╭─ Data extract
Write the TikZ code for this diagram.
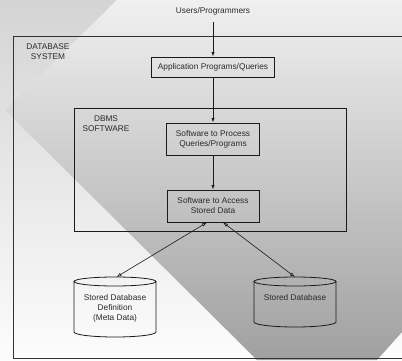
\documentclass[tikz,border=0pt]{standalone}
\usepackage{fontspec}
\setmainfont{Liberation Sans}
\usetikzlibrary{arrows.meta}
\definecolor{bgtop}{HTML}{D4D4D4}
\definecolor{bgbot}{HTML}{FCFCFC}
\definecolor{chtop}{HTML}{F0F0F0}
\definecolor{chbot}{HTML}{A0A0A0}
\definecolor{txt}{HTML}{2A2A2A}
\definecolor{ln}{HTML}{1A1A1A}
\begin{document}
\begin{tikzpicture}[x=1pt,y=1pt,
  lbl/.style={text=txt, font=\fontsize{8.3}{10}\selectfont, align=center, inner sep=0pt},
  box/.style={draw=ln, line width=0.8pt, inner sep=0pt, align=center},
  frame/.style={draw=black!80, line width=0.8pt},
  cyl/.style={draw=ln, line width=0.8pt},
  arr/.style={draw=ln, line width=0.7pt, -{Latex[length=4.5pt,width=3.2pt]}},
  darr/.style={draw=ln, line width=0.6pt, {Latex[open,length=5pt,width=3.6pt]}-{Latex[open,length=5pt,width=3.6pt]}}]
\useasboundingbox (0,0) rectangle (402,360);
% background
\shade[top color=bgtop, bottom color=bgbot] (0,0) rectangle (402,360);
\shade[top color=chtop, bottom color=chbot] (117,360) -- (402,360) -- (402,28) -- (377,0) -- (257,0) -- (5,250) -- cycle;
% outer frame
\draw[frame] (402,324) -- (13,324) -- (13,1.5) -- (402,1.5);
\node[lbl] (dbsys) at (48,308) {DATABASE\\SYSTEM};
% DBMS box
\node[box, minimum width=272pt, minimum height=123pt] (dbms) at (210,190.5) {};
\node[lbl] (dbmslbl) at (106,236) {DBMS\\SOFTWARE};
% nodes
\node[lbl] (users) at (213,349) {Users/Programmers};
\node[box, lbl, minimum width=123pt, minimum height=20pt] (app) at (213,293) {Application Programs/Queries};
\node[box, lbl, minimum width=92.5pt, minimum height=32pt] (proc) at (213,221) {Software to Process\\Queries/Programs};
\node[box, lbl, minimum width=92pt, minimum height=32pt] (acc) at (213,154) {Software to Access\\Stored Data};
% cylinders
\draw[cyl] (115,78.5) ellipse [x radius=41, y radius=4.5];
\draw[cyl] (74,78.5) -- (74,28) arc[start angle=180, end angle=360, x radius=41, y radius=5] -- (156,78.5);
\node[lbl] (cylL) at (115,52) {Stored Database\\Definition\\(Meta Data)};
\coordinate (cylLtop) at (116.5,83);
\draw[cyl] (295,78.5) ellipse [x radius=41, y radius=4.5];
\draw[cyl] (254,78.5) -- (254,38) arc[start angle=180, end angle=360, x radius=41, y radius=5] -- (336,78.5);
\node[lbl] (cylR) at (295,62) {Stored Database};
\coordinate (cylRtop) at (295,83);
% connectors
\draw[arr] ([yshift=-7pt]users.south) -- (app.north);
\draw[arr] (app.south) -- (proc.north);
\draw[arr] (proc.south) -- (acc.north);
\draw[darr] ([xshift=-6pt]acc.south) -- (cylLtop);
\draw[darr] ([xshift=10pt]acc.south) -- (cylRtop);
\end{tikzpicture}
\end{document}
╰─
Quote the full listing above word for word; exclude every picture from the copy.

Write the TikZ code for this diagram.
\documentclass[tikz,border=0pt]{standalone}
\usepackage{fontspec}
\setmainfont{Liberation Sans}
\usetikzlibrary{arrows.meta}
\definecolor{bgtop}{HTML}{D4D4D4}
\definecolor{bgbot}{HTML}{FCFCFC}
\definecolor{chtop}{HTML}{F0F0F0}
\definecolor{chbot}{HTML}{A0A0A0}
\definecolor{txt}{HTML}{2A2A2A}
\definecolor{ln}{HTML}{1A1A1A}
\begin{document}
\begin{tikzpicture}[x=1pt,y=1pt,
  lbl/.style={text=txt, font=\fontsize{8.3}{10}\selectfont, align=center, inner sep=0pt},
  box/.style={draw=ln, line width=0.8pt, inner sep=0pt, align=center},
  frame/.style={draw=black!80, line width=0.8pt},
  cyl/.style={draw=ln, line width=0.8pt},
  arr/.style={draw=ln, line width=0.7pt, -{Latex[length=4.5pt,width=3.2pt]}},
  darr/.style={draw=ln, line width=0.6pt, {Latex[open,length=5pt,width=3.6pt]}-{Latex[open,length=5pt,width=3.6pt]}}]
\useasboundingbox (0,0) rectangle (402,360);
% background
\shade[top color=bgtop, bottom color=bgbot] (0,0) rectangle (402,360);
\shade[top color=chtop, bottom color=chbot] (117,360) -- (402,360) -- (402,28) -- (377,0) -- (257,0) -- (5,250) -- cycle;
% outer frame
\draw[frame] (402,324) -- (13,324) -- (13,1.5) -- (402,1.5);
\node[lbl] (dbsys) at (48,308) {DATABASE\\SYSTEM};
% DBMS box
\node[box, minimum width=272pt, minimum height=123pt] (dbms) at (210,190.5) {};
\node[lbl] (dbmslbl) at (106,236) {DBMS\\SOFTWARE};
% nodes
\node[lbl] (users) at (213,349) {Users/Programmers};
\node[box, lbl, minimum width=123pt, minimum height=20pt] (app) at (213,293) {Application Programs/Queries};
\node[box, lbl, minimum width=92.5pt, minimum height=32pt] (proc) at (213,221) {Software to Process\\Queries/Programs};
\node[box, lbl, minimum width=92pt, minimum height=32pt] (acc) at (213,154) {Software to Access\\Stored Data};
% cylinders
\draw[cyl] (115,78.5) ellipse [x radius=41, y radius=4.5];
\draw[cyl] (74,78.5) -- (74,28) arc[start angle=180, end angle=360, x radius=41, y radius=5] -- (156,78.5);
\node[lbl] (cylL) at (115,52) {Stored Database\\Definition\\(Meta Data)};
\coordinate (cylLtop) at (116.5,83);
\draw[cyl] (295,78.5) ellipse [x radius=41, y radius=4.5];
\draw[cyl] (254,78.5) -- (254,38) arc[start angle=180, end angle=360, x radius=41, y radius=5] -- (336,78.5);
\node[lbl] (cylR) at (295,62) {Stored Database};
\coordinate (cylRtop) at (295,83);
% connectors
\draw[arr] ([yshift=-7pt]users.south) -- (app.north);
\draw[arr] (app.south) -- (proc.north);
\draw[arr] (proc.south) -- (acc.north);
\draw[darr] ([xshift=-6pt]acc.south) -- (cylLtop);
\draw[darr] ([xshift=10pt]acc.south) -- (cylRtop);
\end{tikzpicture}
\end{document}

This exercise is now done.